Task details
Copy exactly, and only, the lines below from the first through the one containing "by MagicalPrediction.com and", both included; pictures are omitted.

Data lines
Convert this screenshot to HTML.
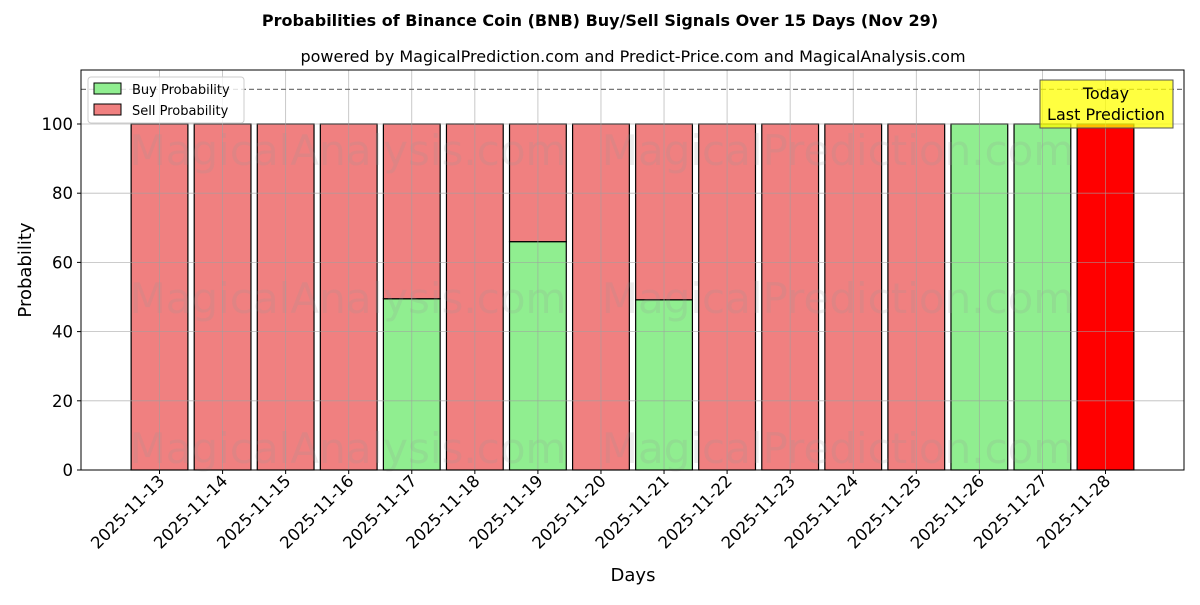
<!DOCTYPE html>
<html><head><meta charset="utf-8"><style>
body{margin:0;background:#fff;font-family:"Liberation Sans","DejaVu Sans",sans-serif}
svg text{font-family:"DejaVu Sans","Liberation Sans",sans-serif}
</style></head><body>
<svg id="c" width="1200" height="600" xmlns="http://www.w3.org/2000/svg"></svg>
<script>
const categories=["2025-11-13","2025-11-14","2025-11-15","2025-11-16","2025-11-17","2025-11-18","2025-11-19","2025-11-20","2025-11-21","2025-11-22","2025-11-23","2025-11-24","2025-11-25","2025-11-26","2025-11-27","2025-11-28"];
const buyValues=[0,0,0,0,49.5,0,66,0,49.2,0,0,0,0,100,100,0];
const sellValues=[100,100,100,100,50.5,100,34,100,50.8,100,100,100,100,0,0,100];
const yTicks=[0,20,40,60,80,100];
const NS="http://www.w3.org/2000/svg";
const svg=document.getElementById('c');
const L=81,R=1184,T=70,B=470;
const xMin=-1.245,xMax=16.245;
const x=v=>L+(v-xMin)/(xMax-xMin)*(R-L);
const y=v=>B-v*3.46;
function el(tag,attrs,parent){const e=document.createElementNS(NS,tag);for(const k in attrs)e.setAttribute(k,attrs[k]);(parent||svg).appendChild(e);return e;}
function txt(s,attrs){const e=el('text',attrs);e.textContent=s;return e;}
let t;
t=txt("Probabilities of Binance Coin (BNB) Buy/Sell Signals Over 15 Days (Nov 29)",{x:600,y:26,"text-anchor":"middle","font-size":16,"font-weight":"bold"});

t=txt("powered by MagicalPrediction.com and Predict-Price.com and MagicalAnalysis.com",{x:633,y:62,"text-anchor":"middle","font-size":16});

const bw=0.9;
categories.forEach((c,i)=>{
  const last=i===categories.length-1;
  if(buyValues[i]>0){const r=el('rect',{x:x(i-bw/2),y:y(buyValues[i]),width:x(i+bw/2)-x(i-bw/2),height:y(0)-y(buyValues[i]),fill:'#90ee90',stroke:'#000','stroke-width':1.2});
  }
  if(sellValues[i]>0){const r=el('rect',{x:x(i-bw/2),y:y(buyValues[i]+sellValues[i]),width:x(i+bw/2)-x(i-bw/2),height:y(buyValues[i])-y(buyValues[i]+sellValues[i]),fill:last?'#ff0000':'#f08080',stroke:'#000','stroke-width':1.2});
  }
});
[[348,150],[838,150],[348,298],[838,298],[348,448],[838,448]].forEach(p=>{
  const w=txt(p[0]<600?"MagicalAnalysis.com":"MagicalPrediction.com",{x:p[0],y:p[1]+15,"text-anchor":"middle","font-size":42,fill:"rgba(150,150,150,0.18)"});
  
});
categories.forEach((c,i)=>{const g=el('line',{x1:x(i),x2:x(i),y1:T,y2:B,stroke:'rgba(160,160,160,0.7)','stroke-width':0.8});
});
yTicks.forEach(v=>{const g=el('line',{x1:L,x2:R,y1:y(v),y2:y(v),stroke:'rgba(160,160,160,0.7)','stroke-width':0.8});
});
t=el('line',{x1:L,x2:R,y1:y(110),y2:y(110),stroke:'#777','stroke-width':1.2,'stroke-dasharray':'5,3'});

t=el('rect',{x:L,y:T,width:R-L,height:B-T,fill:'none',stroke:'#000','stroke-width':1});

yTicks.forEach(v=>{el('line',{x1:L-4,x2:L,y1:y(v),y2:y(v),stroke:'#000'});
const l=txt(String(v),{x:L-8,y:y(v)+6,"text-anchor":"end","font-size":16.5});
});
categories.forEach((c,i)=>{el('line',{x1:x(i),x2:x(i),y1:B,y2:B+4,stroke:'#000'});
const ax=x(i)+6,ay=B+12;
const l=txt(c,{x:ax,y:ay,"text-anchor":"end","font-size":16.5,transform:`rotate(-45 ${ax} ${ay})`});
});
t=txt("Days",{x:633,y:581,"text-anchor":"middle","font-size":18});

t.setAttribute('y',581);
t=txt("Probability",{x:31,y:270,"text-anchor":"middle","font-size":18,transform:"rotate(-90 31 270)"});

const lg=el('g',{});
el('rect',{x:88,y:77,width:156,height:46,rx:3,fill:'rgba(255,255,255,0.8)',stroke:'#ccc'},lg);
el('rect',{x:94,y:83,width:27,height:11,fill:'#90ee90',stroke:'#000'},lg);
el('rect',{x:94,y:104,width:27,height:11,fill:'#f08080',stroke:'#000'},lg);
t=txt("Buy Probability",{x:132,y:94,"font-size":13});lg.appendChild(t);

t=txt("Sell Probability",{x:132,y:115,"font-size":13});lg.appendChild(t);

const an=el('g',{});
el('rect',{x:1040,y:80,width:133,height:48,fill:'rgba(255,255,0,0.75)',stroke:'#555'},an);
t=txt("Today",{x:1106,y:99,"text-anchor":"middle","font-size":16});an.appendChild(t);
t=txt("Last Prediction",{x:1106,y:120,"text-anchor":"middle","font-size":16});an.appendChild(t);
</script>
</body></html>
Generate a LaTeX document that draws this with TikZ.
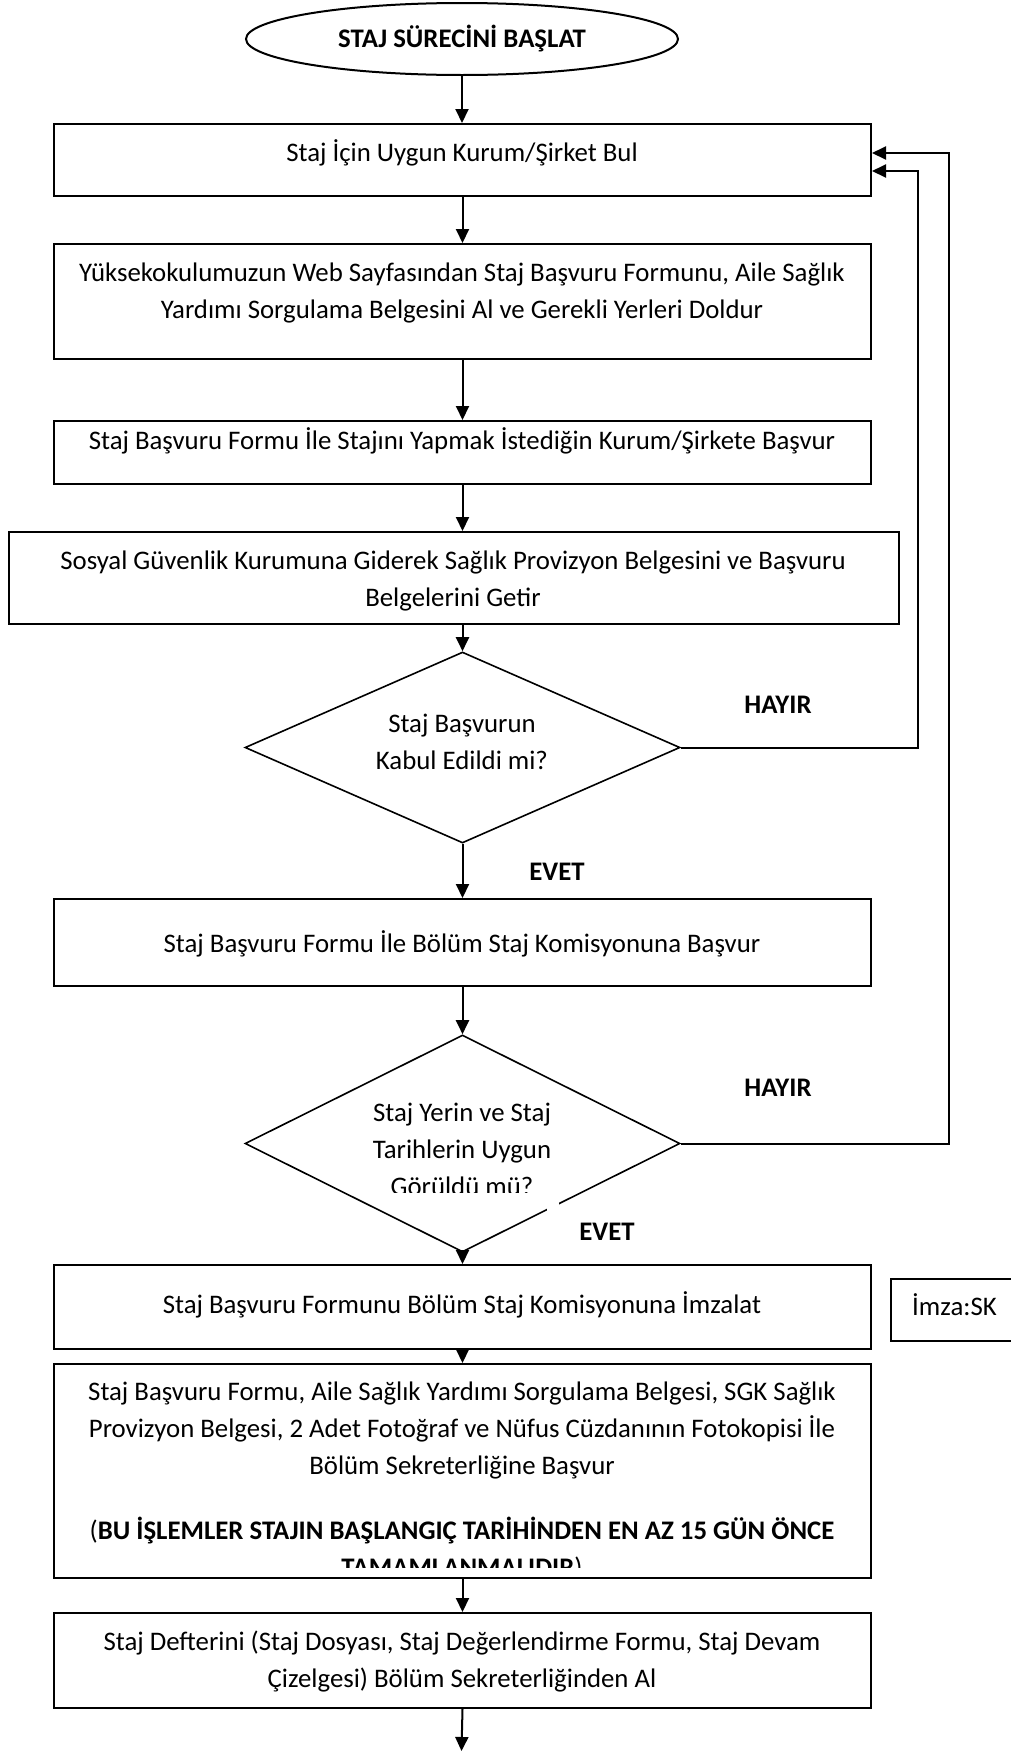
\documentclass[tikz,border=0pt]{standalone}
\usepackage{fontspec}
\setmainfont{Carlito}
\usetikzlibrary{arrows.meta,shapes.geometric}
\begin{document}
\begin{tikzpicture}[x=1pt,y=-1pt,
  txt/.style={font=\fontsize{26.8}{37}\selectfont, align=center, inner sep=0pt},
  lbl/.style={font=\fontsize{26.8}{30}\selectfont\bfseries, inner sep=0pt},
  box/.style={draw, line width=2pt, rectangle, inner sep=0pt, anchor=north west},
  arr/.style={line width=2pt, -{Triangle[width=13pt,length=14pt]}},
  term/.style={draw, ellipse, line width=2pt, inner sep=0pt},
  decision/.style={draw, diamond, line width=1.6pt, inner sep=0pt}]

\clip (0,0) rectangle (1011,1751);
\fill[white] (0,0) rectangle (1011,1751);

% shapes
\node[term, minimum width=432pt, minimum height=72pt] (start) at (462,39) {};
\node[box, minimum width=817pt, minimum height=72pt] (b1) at (53,123) {};
\node[box, minimum width=817pt, minimum height=115pt] (b2) at (53,243) {};
\node[box, minimum width=817pt, minimum height=63pt] (b3) at (53,420) {};
\node[box, minimum width=890pt, minimum height=92pt] (b4) at (8,531) {};
\node[decision, minimum width=435pt, minimum height=191pt] (d1) at (462.5,747.5) {};
\node[box, minimum width=817pt, minimum height=87pt] (b5) at (53,898) {};
\node[decision, minimum width=435pt, minimum height=217pt] (d2) at (462.5,1143.5) {};
\node[box, minimum width=817pt, minimum height=84pt] (b6) at (53,1264) {};
\node[box, minimum width=817pt, minimum height=214pt] (b7) at (53,1363) {};
\node[box, minimum width=817pt, minimum height=95pt] (b8) at (53,1612) {};
\node[box, minimum width=150pt, minimum height=62pt] (imza) at (890,1278) {};

% texts
\node[lbl] (t0) at (462,39) {STAJ SÜRECİNİ BAŞLAT};
\node[txt] (t1) at (462,153) {Staj İçin Uygun Kurum/Şirket Bul};
\node[txt] (t2) at (462,293) {Yüksekokulumuzun Web Sayfasından Staj Başvuru Formunu, Aile Sağlık\\Yardımı Sorgulama Belgesini Al ve Gerekli Yerleri Doldur};
\node[txt] (t3) at (462,441) {Staj Başvuru Formu İle Stajını Yapmak İstediğin Kurum/Şirkete Başvur};
\node[txt] (t4) at (453,580.5) {Sosyal Güvenlik Kurumuna Giderek Sağlık Provizyon Belgesini ve Başvuru\\Belgelerini Getir};
\node[txt] (td1) at (462,741.5) {Staj Başvurun\\Kabul Edildi mi?};
\node[txt] (t5) at (462,944) {Staj Başvuru Formu İle Bölüm Staj Komisyonuna Başvur};
\begin{scope}
  \clip (250,1080) rectangle (680,1192);
  \node[txt] (td2) at (462,1149) {Staj Yerin ve Staj\\Tarihlerin Uygun\\Görüldü mü?};
\end{scope}
\fill[white] (547,1200) rectangle (559,1214);
\node[txt] (t6) at (462,1305) {Staj Başvuru Formunu Bölüm Staj Komisyonuna İmzalat};
\begin{scope}
  \clip (56,1366) rectangle (868,1567);
  \node[txt, anchor=north] (t7) at (462,1382) {Staj Başvuru Formu, Aile Sağlık Yardımı Sorgulama Belgesi, SGK Sağlık\\Provizyon Belgesi, 2 Adet Fotoğraf ve Nüfus Cüzdanının Fotokopisi İle\\Bölüm Sekreterliğine Başvur\\[28pt](\textbf{BU İŞLEMLER STAJIN BAŞLANGIÇ TARİHİNDEN EN AZ 15 GÜN ÖNCE}\\\textbf{TAMAMLANMALIDIR})};
\end{scope}
\node[txt] (t8) at (462,1661) {Staj Defterini (Staj Dosyası, Staj Değerlendirme Formu, Staj Devam\\Çizelgesi) Bölüm Sekreterliğinden Al};
\node[txt, anchor=west] (timza) at (912,1305) {İmza:SK};

% branch labels
\node[lbl] (h1) at (778,705) {HAYIR};
\node[lbl] (h2) at (778,1088) {HAYIR};
\node[lbl] (e1) at (557,872) {EVET};
\node[lbl] (e2) at (607,1232) {EVET};

% main flow
\coordinate (bottom) at (461.5,1751);
\draw[arr] (start.south) -- (start.south |- b1.north);
\draw[arr] (b1.south) -- (b2.north);
\draw[arr] (b2.south) -- (b3.north);
\draw[arr] (b3.south) -- (b3.south |- b4.north);
\draw[arr] (d1.north |- b4.south) -- (d1.north);
\draw[arr] (d1.south) -- (b5.north);
\draw[arr] (b5.south) -- (d2.north);
\draw[arr] (d2.south) -- (b6.north);
\draw[arr] (b6.south) -- (b7.north);
\draw[arr] (b7.south) -- (b8.north);
\draw[arr] (b8.south) -- (bottom);

% rejection loops back to the first step
\coordinate (r1) at (918,747.5);
\coordinate (r2) at (949,1143.5);
\coordinate (in1) at (872,171);
\coordinate (in2) at (872,153);
\draw[arr] (d1.east) -- (r1) |- (in1);
\draw[arr] (d2.east) -- (r2) |- (in2);
\end{tikzpicture}
\end{document}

Reply to the task
Convert this screenshot to HTML.
<!DOCTYPE html>
<html><head><meta charset="utf-8"><style>
body{margin:0;background:#fff;font-family:"Liberation Sans","DejaVu Sans",sans-serif}
svg text{font-family:"DejaVu Sans","Liberation Sans",sans-serif}
</style></head><body>
<svg id="c" width="1200" height="600" xmlns="http://www.w3.org/2000/svg"></svg>
<script>
const categories=["2025-11-13","2025-11-14","2025-11-15","2025-11-16","2025-11-17","2025-11-18","2025-11-19","2025-11-20","2025-11-21","2025-11-22","2025-11-23","2025-11-24","2025-11-25","2025-11-26","2025-11-27","2025-11-28"];
const buyValues=[0,0,0,0,49.5,0,66,0,49.2,0,0,0,0,100,100,0];
const sellValues=[100,100,100,100,50.5,100,34,100,50.8,100,100,100,100,0,0,100];
const yTicks=[0,20,40,60,80,100];
const NS="http://www.w3.org/2000/svg";
const svg=document.getElementById('c');
const L=81,R=1184,T=70,B=470;
const xMin=-1.245,xMax=16.245;
const x=v=>L+(v-xMin)/(xMax-xMin)*(R-L);
const y=v=>B-v*3.46;
function el(tag,attrs,parent){const e=document.createElementNS(NS,tag);for(const k in attrs)e.setAttribute(k,attrs[k]);(parent||svg).appendChild(e);return e;}
function txt(s,attrs){const e=el('text',attrs);e.textContent=s;return e;}
let t;
t=txt("Probabilities of Binance Coin (BNB) Buy/Sell Signals Over 15 Days (Nov 29)",{x:600,y:26,"text-anchor":"middle","font-size":16,"font-weight":"bold"});

t=txt("powered by MagicalPrediction.com and Predict-Price.com and MagicalAnalysis.com",{x:633,y:62,"text-anchor":"middle","font-size":16});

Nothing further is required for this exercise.